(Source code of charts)
□ □ □ □ □

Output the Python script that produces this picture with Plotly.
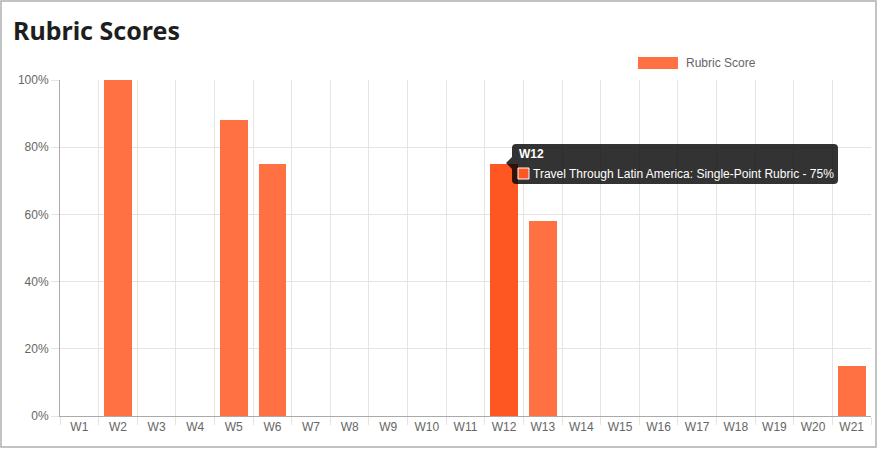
import plotly.graph_objects as go

weeks = ["W%d" % i for i in range(1, 22)]
scores = [0, 100, 0, 0, 88, 75, 0, 0, 0, 0, 0, 75, 58, 0, 0, 0, 0, 0, 0, 0, 15]
series_name = "Rubric Score"
hover_week = "W12"
hover_text = "Travel Through Latin America: Single-Point Rubric - 75%"

BAR = "#ff7043"
BAR_HOVER = "#ff5722"
GRID = "#e4e4e4"
TICK_FONT = dict(family="Liberation Sans, Arial", size=12, color="#666666")

# plot-area geometry in pixels, used to place the overlay shapes
W, H = 878, 450
L, R, T, B = 60, 7, 80, 34
PW, PH = W - L - R, H - T - B


def fx(px):
    return (px - L) / PW


def fy(py):
    return (H - B - py) / PH


def pt(px, py):
    return "%.5f,%.5f" % (fx(px), fy(py))


colors = [BAR_HOVER if w == hover_week else BAR for w in weeks]

fig = go.Figure(
    go.Bar(
        x=weeks,
        y=scores,
        name=series_name,
        marker=dict(color=colors, line_width=0),
        width=0.72,
        showlegend=False,
    )
)

# tooltip box with a small left arrow
x0, x1, y0, y1, r = 512, 838, 144, 184, 4
ax, ay = 506, 163
path = " ".join([
    "M", pt(x0 + r, y0),
    "L", pt(x1 - r, y0), "Q", pt(x1, y0), pt(x1, y0 + r),
    "L", pt(x1, y1 - r), "Q", pt(x1, y1), pt(x1 - r, y1),
    "L", pt(x0 + r, y1), "Q", pt(x0, y1), pt(x0, y1 - r),
    "L", pt(x0, ay + 6), "L", pt(ax, ay), "L", pt(x0, ay - 6),
    "L", pt(x0, y0 + r), "Q", pt(x0, y0), pt(x0 + r, y0), "Z",
])
shapes = [
    dict(type="path", xref="paper", yref="paper", path=path,
         fillcolor="rgba(0,0,0,0.8)", line_width=0, layer="above"),
    dict(type="rect", xref="paper", yref="paper",
         x0=fx(518), x1=fx(529), y0=fy(179), y1=fy(168),
         fillcolor=BAR_HOVER, line=dict(color="white", width=1), layer="above"),
    # legend swatch
    dict(type="rect", xref="paper", yref="paper",
         x0=fx(638), x1=fx(678), y0=fy(69), y1=fy(57),
         fillcolor=BAR, line_width=0),
    # card border
    dict(type="rect", xref="paper", yref="paper",
         x0=fx(1), x1=fx(876), y0=fy(447), y1=fy(1),
         line=dict(color="#b0b0b0", width=1.5), fillcolor="rgba(0,0,0,0)"),
]

annotations = [
    dict(xref="paper", yref="paper", x=fx(517), y=fy(154), xanchor="left",
         yanchor="middle", showarrow=False, text="<b>%s</b>" % hover_week,
         font=dict(family="Liberation Sans, Arial", size=12, color="white")),
    dict(xref="paper", yref="paper", x=fx(531), y=fy(173.5), xanchor="left",
         yanchor="middle", showarrow=False, text=hover_text,
         font=dict(family="Liberation Sans, Arial", size=12, color="white")),
    dict(xref="paper", yref="paper", x=fx(684), y=fy(63), xanchor="left",
         yanchor="middle", showarrow=False, text=series_name,
         font=TICK_FONT),
]

fig.update_layout(
    width=W,
    height=H,
    margin=dict(l=L, r=R, t=T, b=B),
    paper_bgcolor="white",
    plot_bgcolor="white",
    title=dict(
        text="<b>Rubric Scores</b>",
        x=13 / W,
        xanchor="left",
        y=1 - 31 / H,
        yanchor="middle",
        font=dict(family="Noto Sans, Inter", size=25, color="#1e1e1e"),
    ),
    showlegend=False,
    shapes=shapes,
    annotations=annotations,
    bargap=0,
)

fig.update_xaxes(
    type="category",
    tickson="boundaries",
    showgrid=True,
    gridcolor=GRID,
    ticks="outside",
    ticklen=8,
    tickcolor=GRID,
    showline=True,
    linecolor="#aaaaaa",
    tickfont=TICK_FONT,
    range=[-0.5, len(weeks) - 0.5],
    fixedrange=True,
)
fig.update_yaxes(
    range=[0, 100],
    tickvals=[0, 20, 40, 60, 80, 100],
    ticktext=["0%", "20%", "40%", "60%", "80%", "100%"],
    showgrid=True,
    gridcolor=GRID,
    zeroline=False,
    ticks="outside",
    ticklen=8,
    tickcolor=GRID,
    showline=True,
    linecolor="#aaaaaa",
    tickfont=TICK_FONT,
    fixedrange=True,
)

fig.write_html(
    "out.html",
    config={"displayModeBar": False},
    post_script="document.body.style.margin='0';",
)
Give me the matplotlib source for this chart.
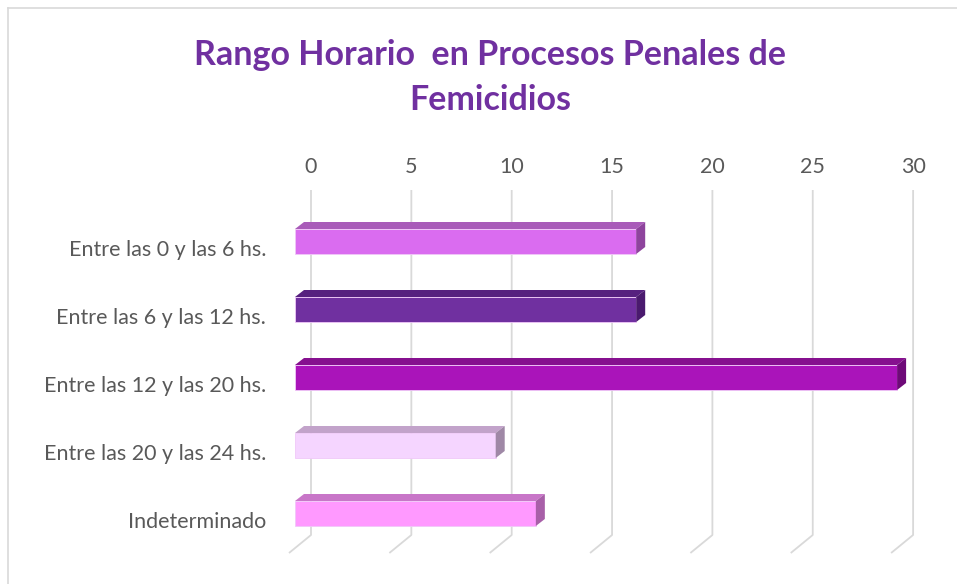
import matplotlib
matplotlib.use("Agg")
import matplotlib.pyplot as plt
from matplotlib.patches import Polygon
from matplotlib.lines import Line2D

# datos
categorias = ["Entre las 0 y las 6 hs.", "Entre las 6 y las 12 hs.", "Entre las 12 y las 20 hs.",
              "Entre las 20 y las 24 hs.", "Indeterminado"]
valores = [17, 17, 30, 10, 12]
ticks = [0, 5, 10, 15, 20, 25, 30]

# colores (frente, arriba, lado)
col_frente = ["#DA6CF0", "#7030A0", "#AA14BA", "#F5D5FF", "#FF99FF"]
col_arriba = ["#A95BB9", "#56207F", "#86108F", "#C2A3CA", "#C876C8"]
col_lado = ["#8E449D", "#4A1A6E", "#6E0A78", "#9F88A6", "#A85FA8"]

W, H = 957, 584
fig = plt.figure(figsize=(W / 100, H / 100), dpi=100)

# marco gris
fig.add_artist(Line2D([8 / W, 1.0], [1 - 8 / H, 1 - 8 / H], color="#D9D9D9", lw=1.2))
fig.add_artist(Line2D([8 / W, 8 / W], [0, 1 - 8 / H], color="#D9D9D9", lw=1.2))

fig.text(490 / W, 1 - 55 / H, "Rango Horario  en Procesos Penales de", ha="center", va="center",
         fontsize=24.5, fontweight="bold", color="#7030A0", family="Lato")
fig.text(490 / W, 1 - 100 / H, "Femicidios", ha="center", va="center",
         fontsize=24.5, fontweight="bold", color="#7030A0", family="Lato")

# ejes en pixeles
px_unit = 20.07
x0_px = 295
y0_px = 241.5
cat_px = 68.0
ax_l, ax_r, ax_t, ax_b = 280, 935, 185, 560
ax = fig.add_axes([ax_l / W, 1 - ax_b / H, (ax_r - ax_l) / W, (ax_b - ax_t) / H])
ax.set_xlim((ax_l - x0_px) / px_unit, (ax_r - x0_px) / px_unit)
ax.set_ylim((ax_b - y0_px) / cat_px, (ax_t - y0_px) / cat_px)
for s in ax.spines.values():
    s.set_visible(False)

# rejilla con perspectiva
back_dx = 16 / px_unit
grid_top = (190 - y0_px) / cat_px
grid_bot = (535 - y0_px) / cat_px
floor_dx = -22 / px_unit
floor_dy = 18 / cat_px
for t in ticks:
    ax.plot([t + back_dx, t + back_dx, t + back_dx + floor_dx],
            [grid_top, grid_bot, grid_bot + floor_dy],
            color="#D9D9D9", lw=1.3, zorder=1, solid_capstyle="butt")

# barras 3D
alto = 25 / cat_px
dx = 9 / px_unit
dy = 7 / cat_px
for i, v in enumerate(valores):
    top = i - alto / 2
    bot = i + alto / 2
    ax.barh(i, v, height=alto, left=0, color=col_frente[i], edgecolor="#F0C8F8", lw=0.6, zorder=3)
    ax.add_patch(Polygon([(0, top), (v, top), (v + dx, top - dy), (dx, top - dy)],
                         closed=True, facecolor=col_arriba[i], edgecolor="none", zorder=3))
    ax.add_patch(Polygon([(v, top), (v + dx, top - dy), (v + dx, bot - dy), (v, bot)],
                         closed=True, facecolor=col_lado[i], edgecolor="none", zorder=3))

ax.xaxis.tick_top()
ax.set_xticks([t + back_dx for t in ticks])
ax.set_xticklabels([str(t) for t in ticks], fontsize=15.5, color="#595959", family="Lato")
ax.tick_params(axis="x", length=0, pad=6)
ax.set_yticks([i + 6 / cat_px for i in range(len(categorias))])
ax.set_yticklabels(categorias, fontsize=15.5, color="#595959", family="Lato")
ax.tick_params(axis="y", length=0, pad=10)

fig.savefig("out.png", dpi=100)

□ □ □ □ □

Locate all lines holding the word "matplotlib", then copy them out.

**Response to the exercise:**
Give me the matplotlib source for this chart.
import matplotlib
matplotlib.use("Agg")
import matplotlib.pyplot as plt
from matplotlib.patches import Polygon
from matplotlib.lines import Line2D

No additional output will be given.